NFL Encourages Touchdown Celebrations, Takes Step Into Ridiculous Past

NFL You crush that big deal at work. Do you take your computer and fling it to the ground, dance around the wreckage and yell “woo-hoo?” Didn’t think so....

NFL

You crush that big deal at work. Do you take your computer and fling it to the ground, dance around the wreckage and yell “woo-hoo?”

Didn’t think so.

Do you tuck that laptop under your arm and strike the Heisman Trophy pose?

Didn’t think so.

Do you high-five the person in the next cubicle, low-five the one after that and then crash to the office floor to make snow angels?

Didn’t think so.

But apparently, we love when NFL players do these things (well, not slamming computers to the ground – generally it’s the football, or each other).

The NFL, apparently tired of penalizing adults for acting like juveniles, is pulling back on its longtime crackdown on touchdown celebrations. Want to use the ball as a prop? Go ahead. A group gathering for further aggrandizement? Certainly. NFL owners approved new regulations on Tuesday that return to the game an aspect best extinguished.

And so idiocy returns. Within reason, of course. The NFL won’t allow any demonstration that mimics a weapon or is obscene or taunts the opponent. And there will be time limits on the “celebration of me.” Other than that, knock yourself out (please).

You might be getting the idea that a certain cranky typist doesn’t like all of this. You’d be right. Cincinnati Bengals coach Marvin Lewis doesn’t like it either, and I will gladly be in his company. He says he wants to teach players the right way to play the game. Bengals founder Paul Brown had another way of saying that. He told players that when they got to the end zone, they should act as if they’d been there before.

It’s not enough to make a great play and score?

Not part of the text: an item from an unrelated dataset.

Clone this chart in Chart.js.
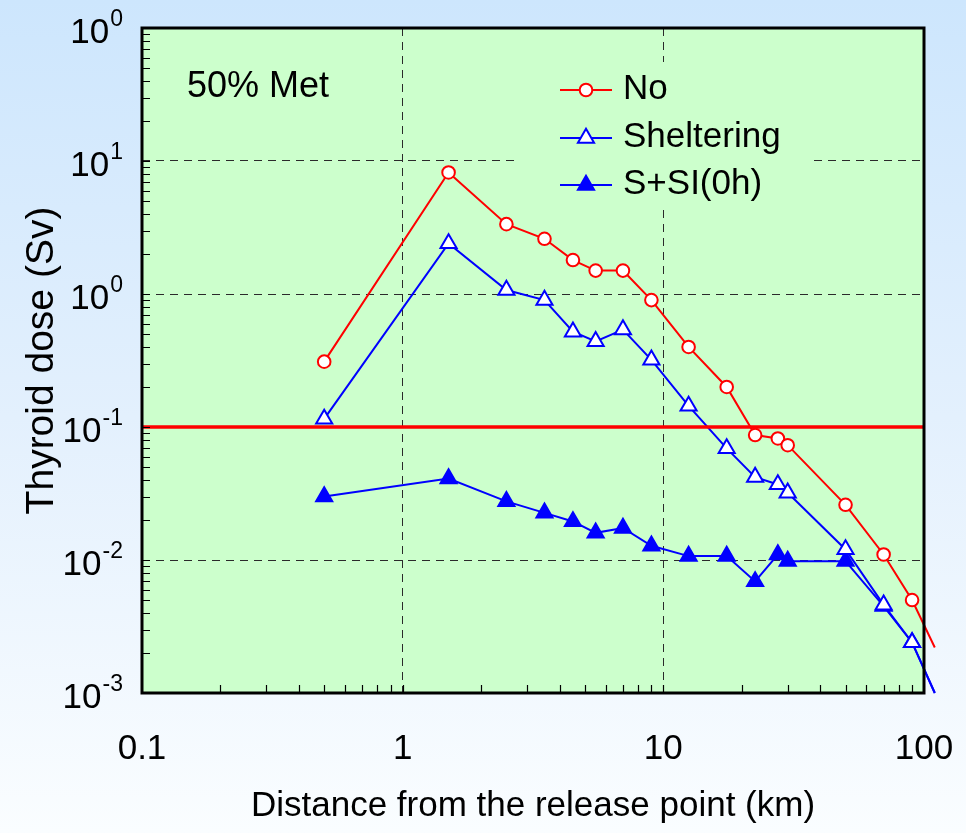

You have to mug for the cameras, pound your chest and engage in a pantomime that would horrify Marcel Marceau? The NFL says go ahead.

College players don’t seem to have any problem scoring and handing the ball to the official, as the rules dictate. They still hug their teammates and revel in the moment. The NFL apparently feels that creating a new class of idiots can only enhance the game.

It probably will. We get what we deserve.